I knew this wasn't going to be a great acoustic from the get-go because of these reasons, so I knew that as soon as I got it in I'd be converting it to a hollowbody electric role and that's just what I did. I put an Alnico V-magnet P90 pickup (Korean-made, Artec, in a humbucker-style housing) in the neck position, wired a simple harness with volume control on the shoulder, and fit an ABR-style bridge in place of the original mystery-wood floating bridge.

This has turned it into something like a '50s ES-125 in terms of tone... but a bit livelier and with more chime and sizzle. The scale length is also a short 24" and the wide nut and flat fretboard make it superb for fingerpicking with bare fingers -- so country-blues cats might be comfortable getting in on the act with this one, too.

A note on the pickup: while it's in a humbucker-style mount, the casing for it is actually matte-black plastic and so it sounds like a typical "dogear-style" plastic-covered P90 because it doesn't have the metal shell of the usual bucker-shaped P90s. Also a note on the bridge: I'm using the usual threaded adjustable posts and they're mounted nice and sturdy into the top as there's a thicker bridge plate just below the top in that area.

I've done other more-major work on it, too, and now it plays like a little champ -- straight neck, good frets, and an easy player.

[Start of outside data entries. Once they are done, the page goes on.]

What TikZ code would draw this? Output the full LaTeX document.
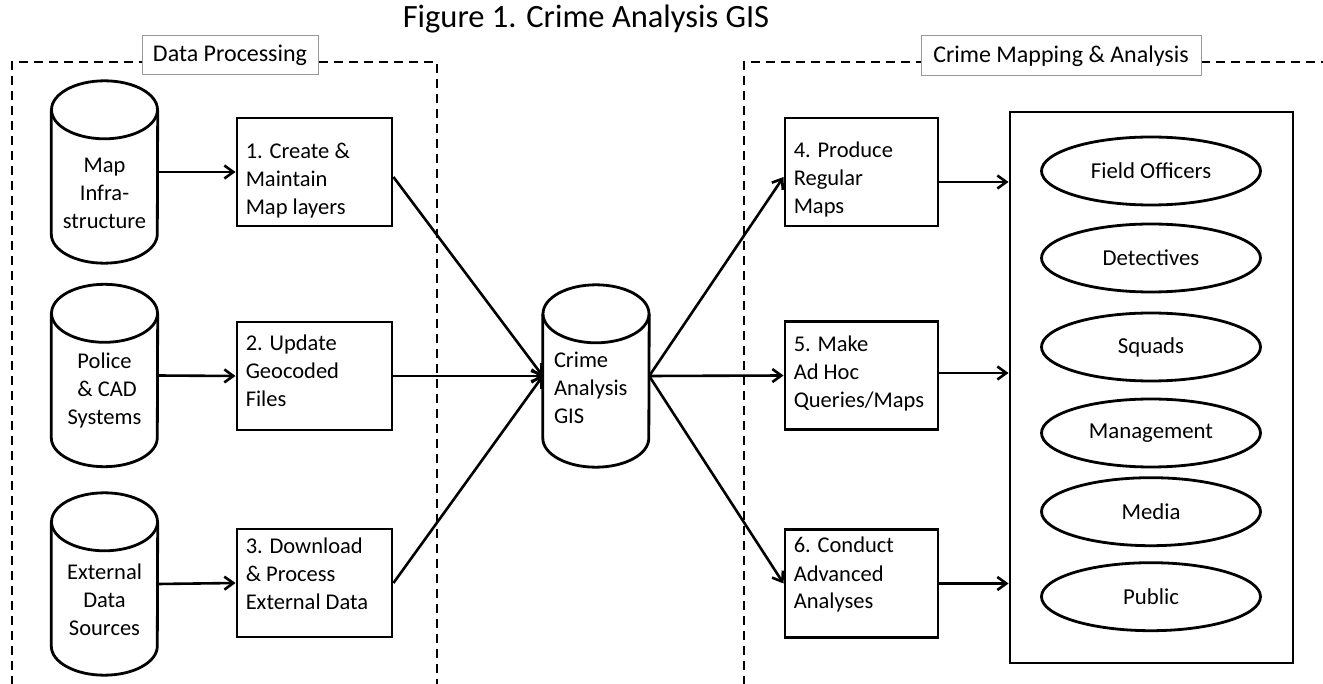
\documentclass[tikz,border=0pt]{standalone}
\usepackage{fontspec}
\setmainfont{Carlito}
\usetikzlibrary{shapes.geometric,arrows.meta,calc}
\newcommand\dbcyl[3]{%
  \node[dbbox] (#1) at (#2,#3) {};
  \draw[dbline] ([yshift=-29pt]#1.north) ellipse [x radius=53pt, y radius=29pt];
  \draw[dbline] ([yshift=-29pt]#1.north west) -- ([yshift=29pt]#1.south west)
    arc [start angle=180, end angle=360, x radius=53pt, y radius=29pt]
    -- ([yshift=-29pt]#1.north east);
}
\begin{document}
\begin{tikzpicture}[x=1pt,y=-1pt,
  every node/.style={font=\fontsize{22.5}{28}\selectfont, inner sep=0pt},
  frame/.style={line width=2.7pt, dash pattern=on 9pt off 6pt},
  tag/.style={draw=gray!80, line width=1pt, fill=white, font=\fontsize{24}{29}\selectfont},
  stepbox/.style={draw, line width=2.9pt, minimum height=108pt},
  dbbox/.style={minimum width=106pt, minimum height=182pt},
  dbline/.style={line width=2.8pt},
  user/.style={ellipse, draw, line width=2.8pt, minimum width=219pt, minimum height=68pt, font=\fontsize{22.8}{27}\selectfont},
  flow/.style={line width=2.6pt, -{Straight Barb[length=9pt,width=13pt,line width=2.6pt]}}
]
\useasboundingbox (0,0) rectangle (1323,684);
\clip (0,0) rectangle (1323,684);

% frames
\draw[frame] (12,700) -- (12,62) -- (437,62) -- (437,700);
\draw[frame] (744,700) -- (744,62) -- (1340,62);
\node[tag, minimum width=176pt, minimum height=39pt] (lp) at (230,55.5) {Data Processing};
\node[tag, minimum width=280pt, minimum height=40pt] (lm) at (1061,56) {Crime Mapping \& Analysis};

% title
\node[anchor=base, font=\fontsize{32.5}{38}\selectfont] (title) at (586,28) {Figure 1. Crime Analysis GIS};

% databases
\dbcyl{c1}{104.5}{172}
\dbcyl{c2}{104.5}{375.5}
\dbcyl{c3}{104.5}{584}
\dbcyl{gis}{596}{376}
\node[align=center] (c1t) at ([yshift=-21pt]c1.center) {Map\\Infra-\\structure};
\node[align=center] (c2t) at ([yshift=-15pt]c2.center) {Police\\\ \& CAD\\Systems};
\node[align=center] (c3t) at ([yshift=-16pt]c3.center) {External\\Data\\Sources};
\node[align=left, anchor=west] (gist) at ([xshift=11pt,yshift=-12pt]gis.west) {Crime\\Analysis\\GIS};

% process boxes
\node[stepbox, minimum width=155pt] (b1) at (314.5,172) {};
\node[stepbox, minimum width=155pt] (b2) at (314.5,376) {};
\node[stepbox, minimum width=155pt] (b3) at (314.5,583) {};
\node[stepbox, minimum width=153pt] (b4) at (861.5,172) {};
\node[stepbox, minimum width=153pt] (b5) at (861.5,375.5) {};
\node[stepbox, minimum width=153pt] (b6) at (861.5,583.5) {};
\node[align=left, anchor=west] (b1t) at ([xshift=10pt,yshift=-9pt]b1.west) {1. Create \&\\Maintain\\Map layers};
\node[align=left, anchor=west] (b2t) at ([xshift=10pt,yshift=5pt]b2.west) {2. Update\\Geocoded\\Files};
\node[align=left, anchor=west] (b3t) at ([xshift=10pt,yshift=9pt]b3.west) {3. Download\\\& Process\\External Data};
\node[align=left, anchor=west] (b4t) at ([xshift=10pt,yshift=-8pt]b4.west) {4. Produce\\Regular\\Maps};
\node[align=left, anchor=west] (b5t) at ([xshift=10pt,yshift=1.5pt]b5.west) {5. Make\\Ad Hoc\\Queries/Maps};
\node[align=left, anchor=west] (b6t) at ([xshift=10pt,yshift=8.5pt]b6.west) {6. Conduct\\Advanced\\Analyses};

% audience
\node[draw, line width=2.9pt, minimum width=283pt, minimum height=551pt] (aud) at (1151.5,387.5) {};
\node[user] (u1) at (1151,171) {Field Officers};
\node[user] (u2) at (1151,258) {Detectives};
\node[user] (u3) at (1151,347) {Squads};
\node[user] (u4) at (1151,433) {Management};
\node[user] (u5) at (1151,511.7) {Media};
\node[user] (u6) at (1151,596.7) {Public};

% connectors
\draw[flow] (c1.east) -- (b1.west);
\draw[flow] (c2.east) -- (b2.west);
\draw[flow] (c3.east) -- (b3.west);
\draw[flow] ([yshift=-5pt]b1.east) -- (gis.west);
\draw[flow] (b2.east) -- (gis.west);
\draw[flow] (b3.east) -- (gis.west);
\draw[flow] (gis.east) -- ([yshift=-5pt]b4.west);
\draw[flow] (gis.east) -- (b5.west);
\draw[flow] (gis.east) -- (b6.west);
\draw[flow] ([yshift=-10pt]b4.east) -- ([yshift=-10pt]b4.east -| aud.west);
\draw[flow] ([yshift=2.5pt]b5.east) -- ([yshift=2.5pt]b5.east -| aud.west);
\draw[flow] (b6.east) -- (b6.east -| aud.west);
\end{tikzpicture}
\end{document}
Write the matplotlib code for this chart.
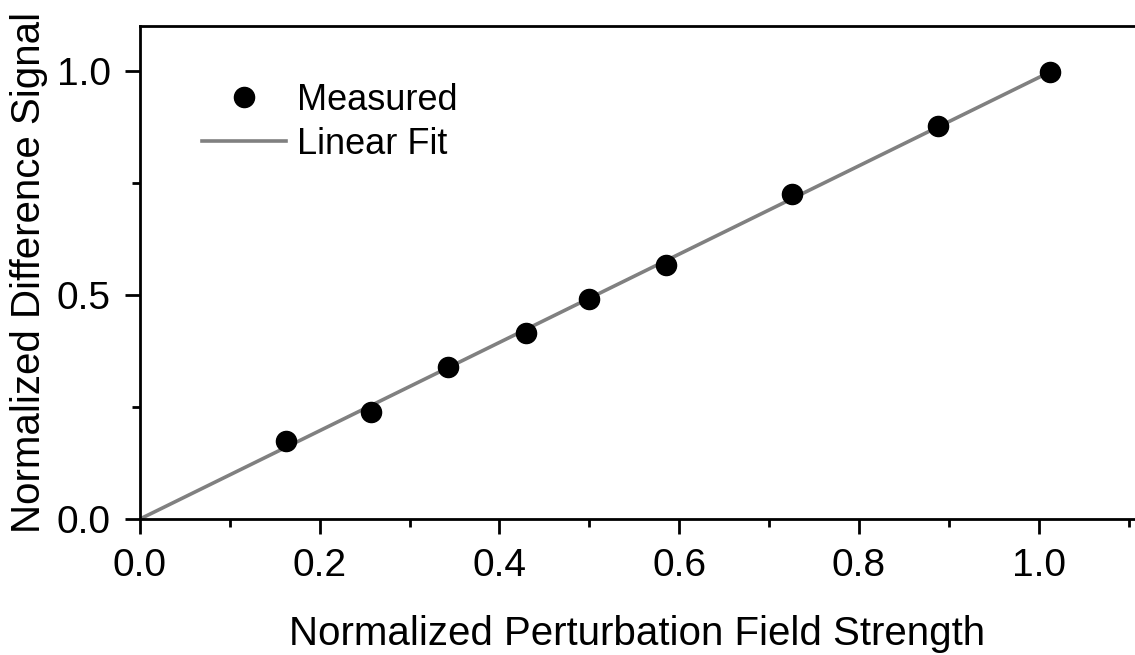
import matplotlib
matplotlib.use("Agg")
import matplotlib.pyplot as plt
import numpy as np
from matplotlib.ticker import MultipleLocator

plt.rcParams['font.family'] = ['Liberation Sans', 'DejaVu Sans']

# measured points
field = [0.163, 0.257, 0.343, 0.429, 0.500, 0.585, 0.725, 0.888, 1.012]
signal = [0.174, 0.239, 0.339, 0.415, 0.491, 0.567, 0.725, 0.877, 0.998]

# linear fit through the origin
xv = np.reshape(field, (-1, 1))
yv = np.reshape(signal, (-1, 1))
slope = np.linalg.lstsq(xv, yv, rcond=None)[0][0, 0]
xfit = np.array([0.0, max(field)])
yfit = slope * xfit

fig = plt.figure(figsize=(11.35, 6.55), dpi=100)
ax = fig.add_axes([0.1233, 0.2076, 0.8767, 0.7527])

ax.plot(xfit, yfit, color='#808080', lw=2.6, label='Linear Fit', zorder=2)
ax.plot(field, signal, 'o', color='black', ms=14.5, label='Measured', zorder=3)

ax.set_xlim(0, 1.107)
ax.set_ylim(0, 1.1)
ax.xaxis.set_major_locator(MultipleLocator(0.2))
ax.xaxis.set_minor_locator(MultipleLocator(0.1))
ax.yaxis.set_major_locator(MultipleLocator(0.5))
ax.yaxis.set_minor_locator(MultipleLocator(0.25))
ax.xaxis.set_major_formatter(plt.FormatStrFormatter('%.1f'))
ax.yaxis.set_major_formatter(plt.FormatStrFormatter('%.1f'))

for s in ['left', 'bottom', 'top']:
    ax.spines[s].set_linewidth(2)
ax.spines['right'].set_visible(False)
ax.tick_params(which='major', direction='out', length=11, width=2, labelsize=28, pad=10)
ax.tick_params(which='minor', direction='out', length=5.5, width=2)
ax.tick_params(top=False, right=False)

ax.set_xlabel('Normalized Perturbation Field Strength', fontsize=29, labelpad=22)
ax.set_ylabel('Normalized Difference Signal', fontsize=29, labelpad=6)

h, l = ax.get_legend_handles_labels()
ax.legend(h[::-1], l[::-1], loc='upper left', bbox_to_anchor=(0.062, 0.885),
          frameon=False, fontsize=26, handlelength=2.35, handletextpad=0.3,
          labelspacing=0.25, borderpad=0, borderaxespad=0)

fig.savefig('out.png', dpi=100)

Repairs included: a neck reset, refret with jumbo/pyramid wire, cut and install of the humbucker-case P90 pickup, install of a relic'd Gotoh ABR-style adjustable bridge, new bone nut, fully-shielded wiring harness with cool '30s bakelite volume knob, light cleaning, side dots install (to replace whiteout marks), strap button at the heel, and good setup.

Setup notes: it plays perfectly with 1/16" action overall at the 12th fret. For someone wanting to practice acoustically, it might be good to jack the bass side up to 3/32" so it'll strum a little cleaner not plugged-in. The neck is straight and the bigger frets w/wider tang (added compression to the board) mean it'll stay that way for anything up to 11s. Currently it's setup with electric 46w-10 gauges with a plain G and the tension handles like a Mustang -- quick, easy, and bendy.

Scale length: 24"
Nut width: 1 3/4"
String spacing at nut: 1 1/2"
String spacing at bridge: 2"
Body length: 18"
Lower bout width: 14 1/4"
Waist width: 8"
Upper bout width: 9 3/4"
Side depth at endpin: 3 3/4"
Top wood: solid birch
Back/sides wood: solid birch
Bracing type: ladder
Fretboard: mystery-wood (birch? -- neck is poplar)
Bridge: adjustable Gotoh aged ABR-style
Neck feel: medium C-shape, flat board

Condition notes: overall it's in fantastic shape with only light scratches in the finish here and there and a little wear on the fretboard at frets 1-3. The image is in wonderful shape. The finish itself has yellowed a bit over time and so the metallic grey base color is discolored a bit differently on each side. The guitar has no cracks (despite being made of solid birch throughout) and structurally is in good order.

It comes with: a funky old chip case that serves for storage or light use.